Why Most Sales Conversations Stop Too Soon

Two office people or businesspeople doing a handshake over business deal and agreement. Flat design vector illustration with white background

There’s a reason most sales conversations stop too soon. It’s not because salespeople aren’t asking enough questions – it’s because they’re asking them at the wrong time

Perhaps the better question isn’t why do conversations stop too soon? It’s why do so many of them start too early? Most sales teams will be familiar with the “Five Why” rule. Originally developed by Toyota as part of its lean manufacturing philosophy, the technique is designed to uncover root causes by repeatedly asking one simple question: why?

In sales, it’s often applied like this:

  • Why doesn’t the customer want the solution?
  • Because it’s too expensive.
  • Why is it too expensive?
  • Because budgets are tight.
  • Why are budgets tight?

As sales practices go, it can feel old hat. While intended as an investigative or consultative tool, customers often experience it as persistent questioning rather than insight-driven discovery. That’s when walls go up and conversations shut down.

Why “Why” Still Works – When You Stop Asking It Out Loud

Asking “why” repeatedly isn’t the problem. Asking it directly to the customer usually is. When used properly, the five why framework is not a questioning technique. It’s a thinking discipline. Modern buyers are time-poor, well-informed, and highly sensitive to being sold to. They don’t want to be led through a visible questioning framework – they want to feel understood quickly and intuitively.

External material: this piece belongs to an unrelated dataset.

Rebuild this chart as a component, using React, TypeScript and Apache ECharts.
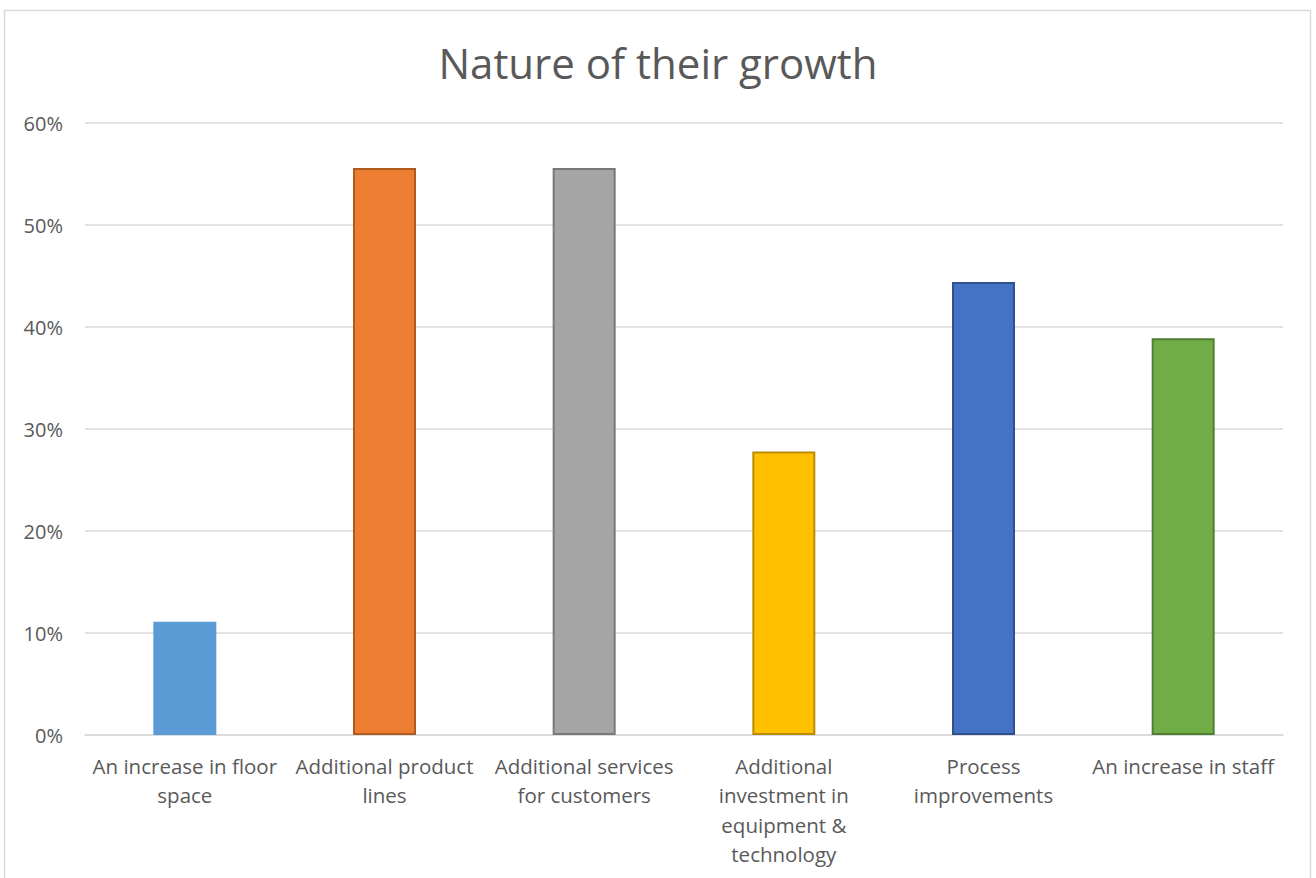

This means doing the digging before the dialogue:

  • Research the customer’s market, growth stage and recent activity
  • Understand competitive pressures and industry-wide constraints
  • Identify likely budget, risk, or operational challenges
  • Map out the most probable reasons a decision might stall

A Practical Example: Selling an Alarm System

Imagine you’re pitching a new alarm system, and the customer responds with a polite “thanks, but no thanks.” A traditional five why approach might prompt you to ask why it doesn’t feel right, why cost is a concern, or why the budget has been reduced. But by that point, the conversation has already started too late and without context. Why would a customer want to spend their limited budget on a new alarm when they’ve been given no reason to?

A more strategic approach applies the five why rule before the meeting. You anticipate that, despite a recent rise in local break-ins, security may still not feel like an immediate priority for the business. Other investments might feel more urgent, driven by leadership focus on growth, cost control, or operational stability.

Your ‘why’ becomes clear: even with increased risk in the area, the threat hasn’t yet hit their business directly, so it feels abstract. By understanding this, you can frame the conversation around relevance and potential impact, rather than pushing the justification for the sale.

Thinking About Your Own Pipeline

Before your next call or meeting, ask yourself: have I done enough pre-meeting analysis to anticipate the real “why” behind potential objections? Look beyond the obvious surface-level reasons, add context to your conversation and shift the mindset from reactive questioning to proactive insight – asking how can I frame my conversation around relevance – rather than reasons to buy?